Michael Maurice Johnson walked out of Baltimore County Circuit Court with a split verdict that told the real story. Jurors rejected the attempted murder charge, but they convicted the 42-year-old on two counts of first-degree rape and one count of first-degree assault in a July 2024 attack that prosecutors said left a woman strangled, raped and too badly injured to speak.
The verdict came Friday, April 24, 2026, after several days of testimony in Baltimore County. Before jurors got the case, the judge granted a defense motion for judgment of acquittal on 11 counts, trimming the case down to eight charges that included attempted first-degree murder, attempted second-degree murder, rape and assault. That mattered. By the time the jury deliberated, the prosecution had already lost a chunk of its original charging theory, and the final result showed exactly where jurors drew the line.
The woman at the center of the case told jurors Johnson terrorized her for hours. Reporting from the courtroom said she was so badly injured after the attack that she could not speak and had to communicate with police by text. That testimony appears to have carried weight on the rape and assault counts, even as jurors refused to go all the way to a conviction for attempted murder. In cases like this, that distinction is everything: jurors can believe a violent assault happened without buying that prosecutors proved an intent to kill.
The defense tried to narrow the case further by arguing that medical records supported assault, but not rape or strangulation. The jury did not accept that framing. It convicted Johnson on the sexual assault counts anyway, a sign that the state’s evidence, at least on those charges, was strong enough to survive the defense’s attack.

Johnson’s name already carried baggage into the courtroom. He had previously been tried and acquitted in the murder case of Phylicia Barnes, the 16-year-old whose disappearance in 2010 became one of Baltimore’s most closely watched cases. Barnes’ father, Russell Barnes, attended the proceedings, underscoring how much public memory still hangs over Johnson whenever a new case puts him back in the dock.
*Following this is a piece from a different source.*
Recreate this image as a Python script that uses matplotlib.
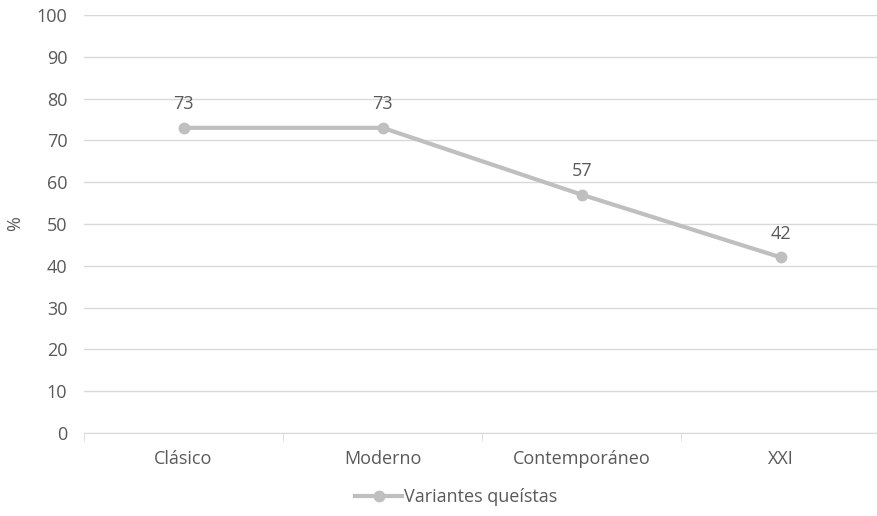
import matplotlib.pyplot as plt
import numpy as np

periodos = ['Clásico', 'Moderno', 'Contemporáneo', 'XXI']
valores = [73, 73, 57, 42]
serie = 'Variantes queístas'

gris_linea = '#BFBFBF'
gris_texto = '#595959'
gris_rejilla = '#D9D9D9'

plt.rcParams['font.family'] = ['Open Sans', 'DejaVu Sans']
tam = 13

fig = plt.figure(figsize=(8.77, 5.16), dpi=100)
ax = fig.add_axes([0.0958, 0.161, 0.908, 0.81])

x = np.arange(len(periodos))
ax.plot(x, valores, color=gris_linea, linewidth=3, marker='o',
        markersize=7.5, label=serie, zorder=3)

# etiquetas de valor encima de cada punto
for xi, v in zip(x, valores):
    ax.annotate(str(v), (xi, v), xytext=(0, 10.5), textcoords='offset points',
                ha='center', va='bottom', fontsize=tam, color=gris_texto)

ax.set_ylim(0, 100)
ax.set_yticks(range(0, 101, 10))
ax.set_xlim(-0.5, len(periodos) - 0.5)
ax.set_xticks(x)
ax.set_xticklabels(periodos)
ax.set_xticks(np.arange(-0.5, len(periodos), 1), minor=True)

ax.grid(axis='y', color=gris_rejilla, linewidth=1)
ax.set_axisbelow(True)
for lado in ['top', 'right', 'left']:
    ax.spines[lado].set_visible(False)
ax.spines['bottom'].set_color(gris_rejilla)

ax.tick_params(axis='y', length=0, pad=12, labelsize=tam, labelcolor=gris_texto)
ax.tick_params(axis='x', which='major', length=0, pad=12, labelsize=tam,
               labelcolor=gris_texto)
ax.tick_params(axis='x', which='minor', length=6, color=gris_rejilla)

ax.set_ylabel('%', fontsize=tam, color=gris_texto, labelpad=9)

fig.legend(loc='center', bbox_to_anchor=(0.52, 0.037), frameon=False,
           fontsize=tam, labelcolor=gris_texto, handlelength=2.6,
           handletextpad=0.1)

fig.savefig('out.png', dpi=100)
The next major question is sentencing. With two first-degree rape convictions and a first-degree assault conviction in place, Johnson now faces punishment that reflects the charges jurors did sustain, even though they stopped short of finding he tried to kill the woman. In a case built around violence, credibility and a defendant already known from a famous cold-case-era headline, that split verdict is the part that will stick.